What we definitely did not need was the next day, which was almost entirely grim. One thing we learned was that you should never plan to take more than one train in any given day in India. The day started potentially well – the owner of our hotel pointed us to a great breakfast spot, and then explained that his brother lived in Jhansi, and we could stay with him free of charge! All we needed to do was call him when we arrived in Jhansi and he would sort us out.
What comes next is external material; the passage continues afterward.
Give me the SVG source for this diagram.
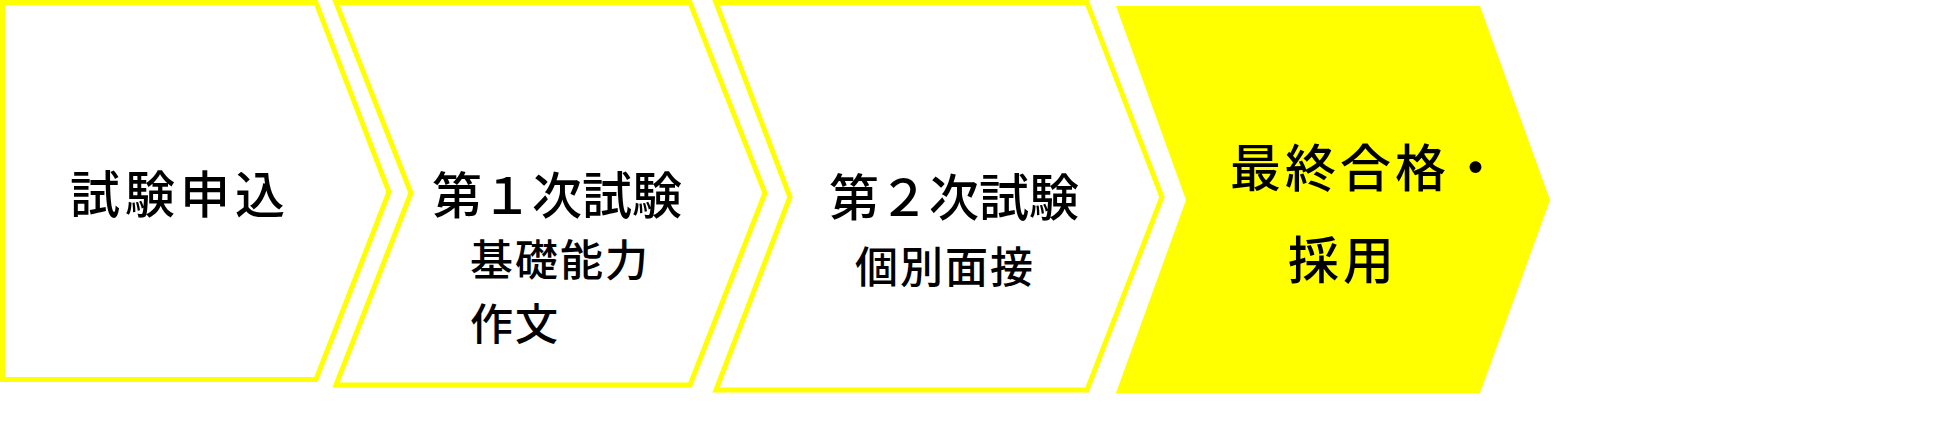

The train was not on time: it seems that it is only naive foreigners who would have the foolishness to believe that any train would run on time here. In the end, a journey that should have taken four hours took, including the time we spent waiting from when it should have departed, eight. The only plus side to this experience was that the mother of the family with which we shared our carriage insisted on feeding us when she fed everyone else – we were treated to home made potato and peas with bread. We also had some sort of weird bitter fruit that is served with chili salt.

So we arrived in Jhansi late and exhausted, but hopeful that we might actually meet some more nice people. Waiting at the train station for an extra forty five minutes turned out to be a complete waste of time, however, as the brother of our previous hotel-owner turned up to guide us to an (overpriced) hotel. Which was not what we were expecting. It’s funny, many people we have met in India will gather round to genuinely try to help you, but often it’s with something that you could do much more quickly and easily by yourself! This was definitely one of those times. Another weird phenomenon is that ripping off foreigners is not restricted to people trying to sell you things, but also to people who seem to have no financial incentive to do so – people offering help through translating for us, or just trying to (apparently) help out, often suggest we should pay about ten times what we know things should cost.

The next day, which was New Year’s Eve, we set off for and arrived in Bhopal. So now we’re here. We’ll get on with blogging about this new place soon.